# Forum > Gaming > Gaming (Other) >  Ixion - New Survival/Colony Builder Iiin Spaaaace!

## GloatingSwine

Ixion is a game I've had my eye on for a while, and now it's out.

For those that haven't heard of it, it's a colony builder game set inside a giant moving space station. You need to manage resources and resource flows to make sure you have enough stuff to build and expand the station and keep patching up the hull, keeping the people inside your station alive and fed whilst launching probes to explore the star systems you find yourself in then sending mining and cargo ships out to collect resources and science ships out to investigate points of interest, which give you narrative dilemmas where you can choose different approaches for dealing with things you find which can give you different resources or get your science team killed.

It's all driven by an overarching narrative where you're leaving a polluted and ruined earth with a first generation FTL system, which is still new and so it causes massive stress on your ship whenever you use it, meaning you have to make sure you're ready with your hull nice and fixed before you jump to the next system to continue the story (you can also drive your station around inside systems, which again causes your hull to degrade quickly).

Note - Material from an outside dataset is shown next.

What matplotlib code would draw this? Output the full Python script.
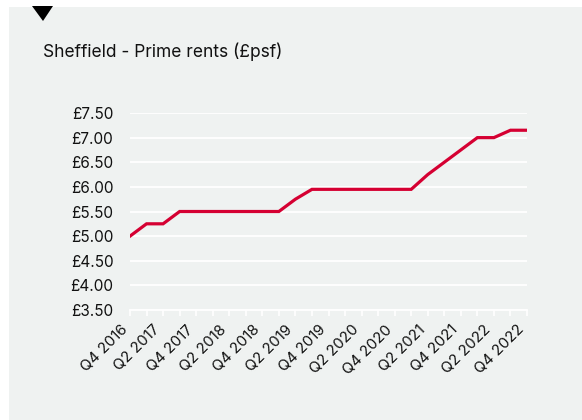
import matplotlib
matplotlib.use("Agg")
import matplotlib.pyplot as plt
from matplotlib.patches import Rectangle, Polygon

plt.rcParams['font.family'] = ['Inter', 'DejaVu Sans']

quarters = ["Q4 2016", "Q1 2017", "Q2 2017", "Q3 2017", "Q4 2017",
            "Q1 2018", "Q2 2018", "Q3 2018", "Q4 2018",
            "Q1 2019", "Q2 2019", "Q3 2019", "Q4 2019",
            "Q1 2020", "Q2 2020", "Q3 2020", "Q4 2020",
            "Q1 2021", "Q2 2021", "Q3 2021", "Q4 2021",
            "Q1 2022", "Q2 2022", "Q3 2022", "Q4 2022"]
rents = [5.00, 5.25, 5.25, 5.50, 5.50,
         5.50, 5.50, 5.50, 5.50,
         5.50, 5.75, 5.95, 5.95,
         5.95, 5.95, 5.95, 5.95,
         5.95, 6.25, 6.50, 6.75,
         7.00, 7.00, 7.15, 7.15]
y_ticks = [3.5, 4.0, 4.5, 5.0, 5.5, 6.0, 6.5, 7.0, 7.5]
title = "Sheffield - Prime rents (£psf)"

W, H = 582, 420
fig = plt.figure(figsize=(W / 100, H / 100), dpi=100)
fig.patch.set_facecolor('white')

bg = '#eff2f1'
fig.patches.append(Rectangle((9 / W, 0), 1, 1 - 7 / H, transform=fig.transFigure,
                             facecolor=bg, edgecolor='none', zorder=-2))
fig.patches.append(Polygon([(32 / W, 1 - 6 / H), (53 / W, 1 - 6 / H), (43 / W, 1 - 21 / H)],
                           closed=True, transform=fig.transFigure,
                           facecolor='black', edgecolor='none', zorder=-1))

fig.text(43 / W, 1 - 52 / H, title, fontsize=12.5, color='#111111', va='center', ha='left')

ax = fig.add_axes([130 / W, 1 - 310 / H, 397 / W, 197 / H])
ax.set_facecolor('none')
x = list(range(len(quarters)))
ax.plot(x, rents, color='#d50032', linewidth=2.3, solid_joinstyle='miter', zorder=3)

ax.set_xlim(0, len(quarters) - 1)
ax.set_ylim(3.5, 7.5)
ax.set_yticks(y_ticks)
ax.set_yticklabels([f"£{v:.2f}" for v in y_ticks], fontsize=11, color='#111111')
ax.tick_params(axis='y', length=0, pad=12)
ax.grid(axis='y', color='white', linewidth=1.3, zorder=1)
ax.set_axisbelow(True)

ax.set_xticks(x)
ax.set_xticklabels([q if i % 2 == 0 else "" for i, q in enumerate(quarters)],
                   rotation=45, ha='right', fontsize=10.8, color='#111111')
ax.tick_params(axis='x', length=4, width=1.2, color='white', pad=5)

for s in ['top', 'right', 'left']:
    ax.spines[s].set_visible(False)
ax.spines['bottom'].set_color('white')
ax.spines['bottom'].set_linewidth(1.3)

fig.savefig('out.png', dpi=100, facecolor='white')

It's often being compared to Frostpunk because of the exploration and narrative dilemmas, but it's not got the same overbearing pressure because the ticking clocks are much slower and it's not desgned to push you into moral compromise (so far), it's more about how you're going to deal with the challenges of space and the consequences of the plot.

----------


## The Glyphstone

Have you done multiple playthroughs? Repayability is important to me, and I've heard from other people that Ixion has no random seeds and ends up more of a puzzle game with a single optimal choice path.

----------


## GloatingSwine

> Have you done multiple playthroughs? Repayability is important to me, and I've heard from other people that Ixion has no random seeds and ends up more of a puzzle game with a single optimal choice path.


I haven't, I keep trying to do things more optimally, because it gets that optimisation itch going moreso than replay through randomness.

----------


## ufo

> Have you done multiple playthroughs? Repayability is important to me, and I've heard from other people that Ixion has no random seeds and ends up more of a puzzle game with a single optimal choice path.


I have not gotten further than the second level (or third, depending how you count) because I find the game REALLY HARD, and felt that I had gotten into a series of catastrophes that seemed unsalvageable, prompting me to restart the campaign entirely. The impression I have so far is that it is, exactly, a puzzle-like setup as you describe; but the puzzle is sufficiently dense and dynamic that finding the 'solution' is replay value in itself.

----------


## GloatingSwine

Yeah, it's not quite on the "losing is fun" level of Dwarf Fortress, but I've restarted a bunch of times to set myself up better to avoid cascade failure.

I get the feeling I'll hit the point where I feel like I have the first couple of chapters down and will throw down an end save on them.

----------


## Name_Here

I like it so far. Only real complaint is the storage yards you have available to you are so laughably small and specialized. Why do I need to make an entire storage yard for 5 electronics? Just stuff them in the Polymer storage bay we don't have a factory up and running yet so they'll keep.

The way it's brutal about shifting from handing you so many alloys to having none avaliable but what you can produce is very good.

----------


## GloatingSwine

Yeah, stockpiles are part of the space optimisation challenge. I think it's pretty much only Electronics that you're going to have in such small quantities that the stockpile for it is mostly empty.

----------